Repeat exactly, and only, the lines from the one that contains "Recreate this image" to the one that contains "inner sep=0pt] (stext)", both ends included. Omit every picture.

---------- Records

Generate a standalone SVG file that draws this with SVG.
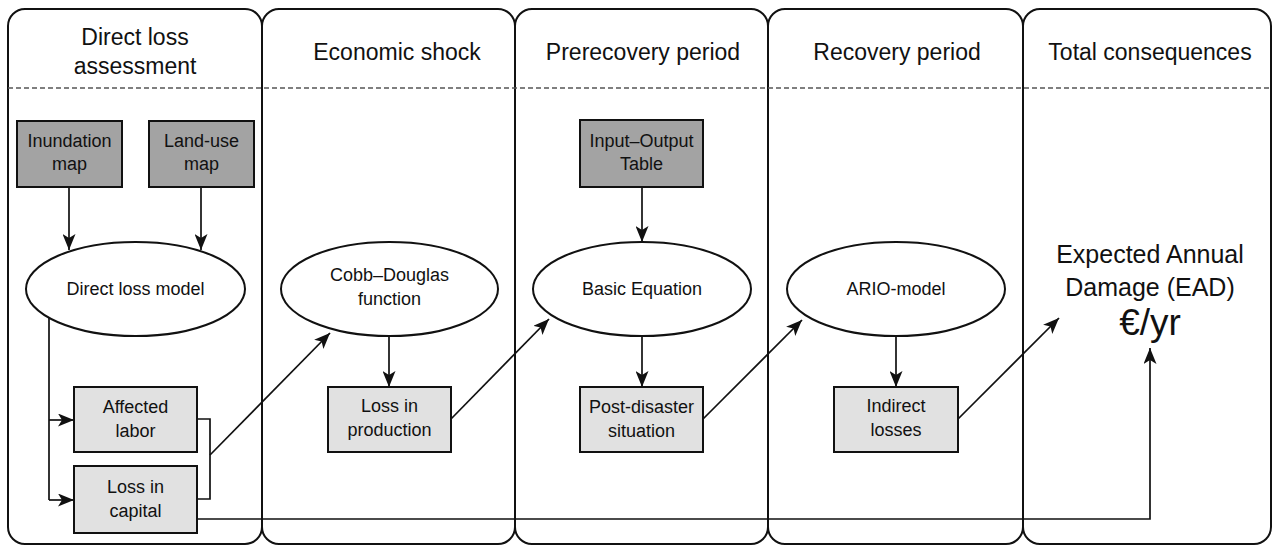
<svg xmlns="http://www.w3.org/2000/svg" width="1275" height="546" viewBox="0 0 1275 546">
<style>
.panel{fill:none;stroke:#111;stroke-width:2}
.hdr{font-family:"Liberation Sans",Arial,sans-serif;font-size:23px;fill:#111;text-anchor:middle}
.t{font-family:"Liberation Sans",Arial,sans-serif;font-size:18px;fill:#111;text-anchor:middle}
.big{font-family:"Liberation Sans",Arial,sans-serif;font-size:25px;fill:#111;text-anchor:middle}
.dark{fill:#a3a3a3;stroke:#111;stroke-width:2}
.light{fill:#e1e1e1;stroke:#111;stroke-width:2}
.ell{fill:#fff;stroke:#111;stroke-width:2}
.c{fill:none;stroke:#111;stroke-width:1.7}
.ca{fill:none;stroke:#111;stroke-width:1.7;marker-end:url(#ah)}
</style>
<defs>
<marker id="ah" markerUnits="userSpaceOnUse" markerWidth="17" markerHeight="13" refX="16" refY="6.5" orient="auto">
<path d="M0,0 L16,6.5 L0,13 L4,6.5 z" fill="#111"/>
</marker>
</defs>
<rect width="1275" height="546" fill="#fff"/>
<g id="panels">
<rect class="panel" x="8" y="9" width="254" height="535" rx="17"/>
<rect class="panel" x="262" y="9" width="253" height="535" rx="17"/>
<rect class="panel" x="515" y="9" width="253" height="535" rx="17"/>
<rect class="panel" x="768" y="9" width="255" height="535" rx="17"/>
<rect class="panel" x="1023" y="9" width="248" height="535" rx="17"/>
<line x1="8" y1="88" x2="1271" y2="88" stroke="#555" stroke-width="1.3" stroke-dasharray="5,3"/>
<text class="hdr" x="135" y="45">Direct loss</text>
<text class="hdr" x="135" y="74">assessment</text>
<text class="hdr" x="397" y="60">Economic shock</text>
<text class="hdr" x="643" y="60">Prerecovery period</text>
<text class="hdr" x="897" y="60">Recovery period</text>
<text class="hdr" x="1150" y="60">Total consequences</text>
</g>
<g id="connectors">
<path class="ca" d="M69,187 V250"/>
<path class="ca" d="M201,187 V250"/>
<path class="c" d="M49,318 V500"/>
<path class="ca" d="M49,420 H74"/>
<path class="ca" d="M49,500 H74"/>
<path class="c" d="M197,419 H210 V499 H197"/>
<path class="ca" d="M210,455 L330,333"/>
<path class="ca" d="M389,336 V387"/>
<path class="ca" d="M451,419 L549,319"/>
<path class="ca" d="M642,187 V242"/>
<path class="ca" d="M642,336 V387"/>
<path class="ca" d="M703,419 L802,320"/>
<path class="ca" d="M896,336 V387"/>
<path class="ca" d="M958,419 L1059,318"/>
<path class="ca" d="M197,519 H1150 V348"/>
</g>
<g id="inundation">
<rect class="dark" x="17" y="121" width="105" height="66"/>
<text class="t" x="69.5" y="147">Inundation</text>
<text class="t" x="69.5" y="170">map</text>
</g>
<g id="landuse">
<rect class="dark" x="149" y="121" width="105" height="66"/>
<text class="t" x="201.5" y="147">Land-use</text>
<text class="t" x="201.5" y="170">map</text>
</g>
<g id="directloss">
<ellipse class="ell" cx="135.5" cy="289" rx="109.5" ry="47"/>
<text class="t" x="135.5" y="295">Direct loss model</text>
</g>
<g id="labor">
<rect class="light" x="74" y="387" width="123" height="65"/>
<text class="t" x="135.5" y="413">Affected</text>
<text class="t" x="135.5" y="437">labor</text>
</g>
<g id="capital">
<rect class="light" x="74" y="466" width="123" height="67"/>
<text class="t" x="135.5" y="493">Loss in</text>
<text class="t" x="135.5" y="517">capital</text>
</g>
<g id="cobb">
<ellipse class="ell" cx="389.5" cy="289" rx="108.5" ry="47"/>
<text class="t" x="389.5" y="281">Cobb–Douglas</text>
<text class="t" x="389.5" y="305">function</text>
</g>
<g id="production">
<rect class="light" x="328" y="387" width="123" height="65"/>
<text class="t" x="389.5" y="412">Loss in</text>
<text class="t" x="389.5" y="436">production</text>
</g>
<g id="iotable">
<rect class="dark" x="580" y="120" width="123" height="67"/>
<text class="t" x="641.5" y="147">Input–Output</text>
<text class="t" x="641.5" y="170">Table</text>
</g>
<g id="basic">
<ellipse class="ell" cx="642" cy="289" rx="109" ry="47"/>
<text class="t" x="642" y="295">Basic Equation</text>
</g>
<g id="postdisaster">
<rect class="light" x="580" y="387" width="123" height="65"/>
<text class="t" x="641.5" y="413">Post-disaster</text>
<text class="t" x="641.5" y="437">situation</text>
</g>
<g id="ario">
<ellipse class="ell" cx="896" cy="289" rx="109" ry="47"/>
<text class="t" x="896" y="295">ARIO-model</text>
</g>
<g id="indirect">
<rect class="light" x="834" y="387" width="124" height="65"/>
<text class="t" x="896" y="412">Indirect</text>
<text class="t" x="896" y="436">losses</text>
</g>
<g id="ead">
<text class="big" x="1150" y="263">Expected Annual</text>
<text class="big" x="1150" y="296">Damage (EAD)</text>
<text class="big" x="1150" y="335" style="font-size:37px">€/yr</text>
</g>
</svg>
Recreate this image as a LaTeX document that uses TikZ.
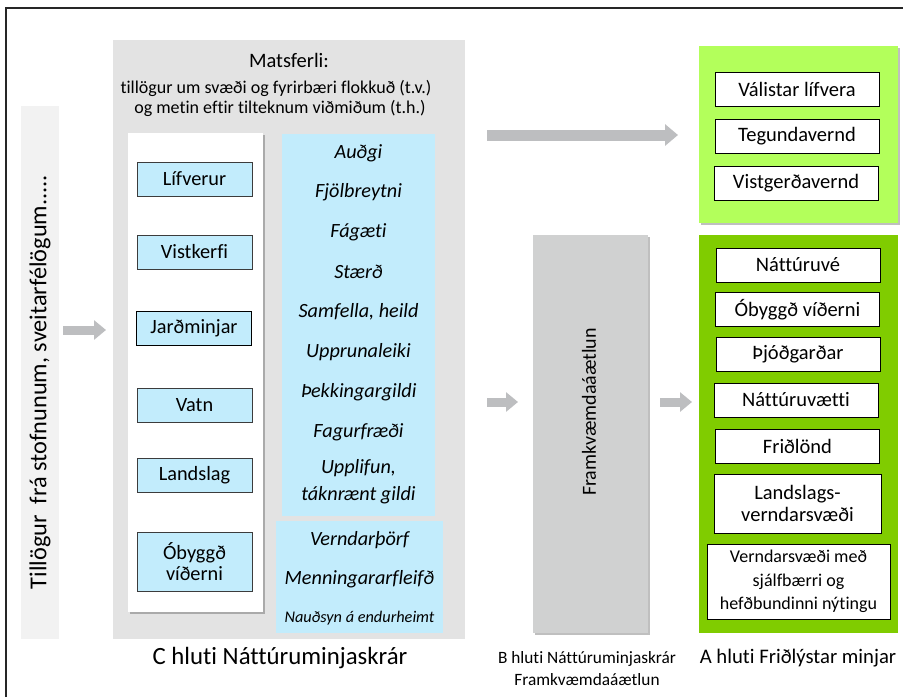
\documentclass[tikz,border=0pt]{standalone}
\usepackage{fontspec}
\setmainfont{Carlito}[Ligatures=NoCommon]
\usetikzlibrary{arrows.meta,shadows}
\definecolor{stripgray}{RGB}{242,242,242}
\definecolor{matsgray}{RGB}{227,227,227}
\definecolor{bgray}{RGB}{208,209,209}
\definecolor{critblue}{RGB}{194,236,252}
\definecolor{lightgreen}{RGB}{179,255,91}
\definecolor{darkgreen}{RGB}{128,204,0}
\definecolor{arrowgray}{RGB}{189,190,192}
\definecolor{boxedge}{RGB}{60,60,60}
\tikzset{
  panel/.style={anchor=north west, inner sep=0pt, outer sep=0pt},
  shad/.style={drop shadow={shadow xshift=1.5pt, shadow yshift=-2pt, opacity=0.25, fill=black}},
  catbox/.style={draw=boxedge, line width=0.8pt, fill=critblue, minimum width=115pt, minimum height=34pt, inner sep=2pt, align=center, font=\fontsize{20.3}{21}\selectfont},
  kbox/.style={draw=black, line width=0.8pt, fill=white, minimum width=164pt, minimum height=34pt, inner sep=2pt, align=center, font=\fontsize{20.5}{22}\selectfont},
  crit/.style={font=\fontsize{20.2}{27}\selectfont\itshape, align=center, inner sep=0pt},
  blockarrow/.style={draw=arrowgray, line width=11pt, -{Triangle[width=21pt,length=13pt]}},
  smallarrow/.style={draw=arrowgray, line width=9pt, -{Triangle[width=19pt,length=12pt]}},
  caption/.style={align=center, inner sep=0pt}
}
\begin{document}
\begin{tikzpicture}[x=1pt,y=-1pt]
\useasboundingbox (0,0) rectangle (903,697);
\fill[white] (0,0) rectangle (903,697);
% frame
\coordinate (fbl) at (6,697);
\coordinate (ftl) at (6,8);
\coordinate (ftr) at (903,8);
\draw[line width=1.5pt, black!85] (fbl) -- (ftl) -- (ftr);

% left strip
\node[panel, fill=stripgray, minimum width=38pt, minimum height=533pt] (strip) at (21,106) {};
\node[rotate=90, font=\fontsize{24.3}{26}\selectfont, inner sep=0pt] (stext) at (40,382) {Tillögur~ frá stofnunum, sveitarfélögum.....};

% main gray panel
\node[panel, fill=matsgray, minimum width=352pt, minimum height=599pt] (mats) at (113,40) {};
\node[anchor=base, inner sep=0pt, font=\fontsize{20.5}{22}\selectfont] (title1) at (289,67) {Matsferli:};
\node[anchor=base, inner sep=0pt, font=\fontsize{18}{21}\selectfont] (title2) at (276,93) {tillögur um svæði og fyrirbæri flokkuð (t.v.)};
\node[anchor=base, inner sep=0pt, font=\fontsize{18}{21}\selectfont] (title3) at (280,113) {og metin eftir tilteknum viðmiðum (t.h.)};

% white column
\node[panel, fill=white, minimum width=135pt, minimum height=479pt, shad] (col) at (128,133) {};
\node[catbox] (lif) at (194.5,179) {Lífverur};
\node[catbox] (vist) at (194.5,252) {Vistkerfi};
\node[catbox, draw=black] (jard) at (194,328.5) {Jarðminjar};
\node[catbox] (vatn) at (194.5,405.5) {Vatn};
\node[catbox] (land) at (194.5,475.5) {Landslag};
\node[catbox, minimum height=59pt] (oby) at (194.5,561.5) {Óbyggð\\víðerni};

% criteria
\node[panel, fill=critblue, minimum width=153pt, minimum height=382pt] (crit1) at (282,134) {};
\node[crit] (c1) at (358.5,153) {Auðgi};
\node[crit] (c2) at (358.5,192) {Fjölbreytni};
\node[crit] (c3) at (358.5,232) {Fágæti};
\node[crit] (c4) at (358.5,272) {Stærð};
\node[crit] (c5) at (358.5,312) {Samfella, heild};
\node[crit] (c6) at (358.5,352) {Upprunaleiki};
\node[crit] (c7) at (358.5,392) {Þekkingargildi};
\node[crit] (c8) at (358.5,432) {Fagurfræði};
\node[crit] (c9) at (358.5,482) {Upplifun,\\táknrænt gildi};
\node[panel, fill=critblue, minimum width=167pt, minimum height=112pt] (crit2) at (276,521) {};
\node[crit] (c10) at (359.5,540) {Verndarþörf};
\node[crit] (c11) at (359.5,579) {Menningararfleifð};
\node[crit, font=\fontsize{16.3}{18}\selectfont\itshape] (c12) at (359.5,618) {Nauðsyn á endurheimt};

\node[caption, font=\fontsize{24.8}{26}\selectfont] (capC) at (280,658) {C hluti Náttúruminjaskrár};

% B panel
\node[panel, fill=bgray, minimum width=115pt, minimum height=398pt, shad] (bpan) at (533,235) {};
\node[rotate=90, font=\fontsize{20}{22}\selectfont, inner sep=0pt] (btext) at (589,412) {Framkvæmdaáætlun};
\node[caption, font=\fontsize{17.3}{22}\selectfont] (capB) at (587,669) {B hluti Náttúruminjaskrár\\Framkvæmdaáætlun};

% light green panel
\node[panel, fill=lightgreen, minimum width=199pt, minimum height=177pt, shad] (lg) at (699,46) {};
\node[kbox] (k1) at (797,89) {Válistar lífvera};
\node[kbox] (k2) at (797,136) {Tegundavernd};
\node[kbox] (k3) at (796,183) {Vistgerðavernd};

% dark green panel
\node[panel, fill=darkgreen, minimum width=199pt, minimum height=398pt] (dg) at (699,235) {};
\node[kbox] (d1) at (798,265) {Náttúruvé};
\node[kbox] (d2) at (797.5,309.5) {Óbyggð víðerni};
\node[kbox] (d3) at (798,354) {Þjóðgarðar};
\node[kbox] (d4) at (796,400) {Náttúruvætti};
\node[kbox] (d5) at (797.5,446) {Friðlönd};
\node[kbox, minimum width=167pt, minimum height=59pt, font=\fontsize{20.5}{22.5}\selectfont] (d6) at (797.5,503.5) {Landslags-\\verndarsvæði};
\node[kbox, minimum width=183pt, minimum height=75pt, font=\fontsize{18}{23.5}\selectfont] (d7) at (798.5,581.5) {Verndarsvæði með\\sjálfbærri og\\hefðbundinni nýtingu};

\node[caption, font=\fontsize{20.7}{22}\selectfont] (capA) at (798,658) {A hluti Friðlýstar minjar};

% arrows
\coordinate (a1s) at (63,330);
\coordinate (a1e) at (106,330);
\draw[smallarrow] (a1s) -- (a1e);
\coordinate (a2s) at (487,135);
\coordinate (a2e) at (678,135);
\draw[blockarrow] (a2s) -- (a2e);
\coordinate (a3s) at (487,402);
\coordinate (a3e) at (518,402);
\draw[smallarrow] (a3s) -- (a3e);
\coordinate (a4s) at (660,402);
\coordinate (a4e) at (692,402);
\draw[smallarrow] (a4s) -- (a4e);
\end{tikzpicture}
\end{document}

--------------------

The answer –
Recreate this image as a LaTeX document that uses TikZ.
\documentclass[tikz,border=0pt]{standalone}
\usepackage{fontspec}
\setmainfont{Carlito}[Ligatures=NoCommon]
\usetikzlibrary{arrows.meta,shadows}
\definecolor{stripgray}{RGB}{242,242,242}
\definecolor{matsgray}{RGB}{227,227,227}
\definecolor{bgray}{RGB}{208,209,209}
\definecolor{critblue}{RGB}{194,236,252}
\definecolor{lightgreen}{RGB}{179,255,91}
\definecolor{darkgreen}{RGB}{128,204,0}
\definecolor{arrowgray}{RGB}{189,190,192}
\definecolor{boxedge}{RGB}{60,60,60}
\tikzset{
  panel/.style={anchor=north west, inner sep=0pt, outer sep=0pt},
  shad/.style={drop shadow={shadow xshift=1.5pt, shadow yshift=-2pt, opacity=0.25, fill=black}},
  catbox/.style={draw=boxedge, line width=0.8pt, fill=critblue, minimum width=115pt, minimum height=34pt, inner sep=2pt, align=center, font=\fontsize{20.3}{21}\selectfont},
  kbox/.style={draw=black, line width=0.8pt, fill=white, minimum width=164pt, minimum height=34pt, inner sep=2pt, align=center, font=\fontsize{20.5}{22}\selectfont},
  crit/.style={font=\fontsize{20.2}{27}\selectfont\itshape, align=center, inner sep=0pt},
  blockarrow/.style={draw=arrowgray, line width=11pt, -{Triangle[width=21pt,length=13pt]}},
  smallarrow/.style={draw=arrowgray, line width=9pt, -{Triangle[width=19pt,length=12pt]}},
  caption/.style={align=center, inner sep=0pt}
}
\begin{document}
\begin{tikzpicture}[x=1pt,y=-1pt]
\useasboundingbox (0,0) rectangle (903,697);
\fill[white] (0,0) rectangle (903,697);
% frame
\coordinate (fbl) at (6,697);
\coordinate (ftl) at (6,8);
\coordinate (ftr) at (903,8);
\draw[line width=1.5pt, black!85] (fbl) -- (ftl) -- (ftr);

% left strip
\node[panel, fill=stripgray, minimum width=38pt, minimum height=533pt] (strip) at (21,106) {};
\node[rotate=90, font=\fontsize{24.3}{26}\selectfont, inner sep=0pt] (stext) at (40,382) {Tillögur~ frá stofnunum, sveitarfélögum.....};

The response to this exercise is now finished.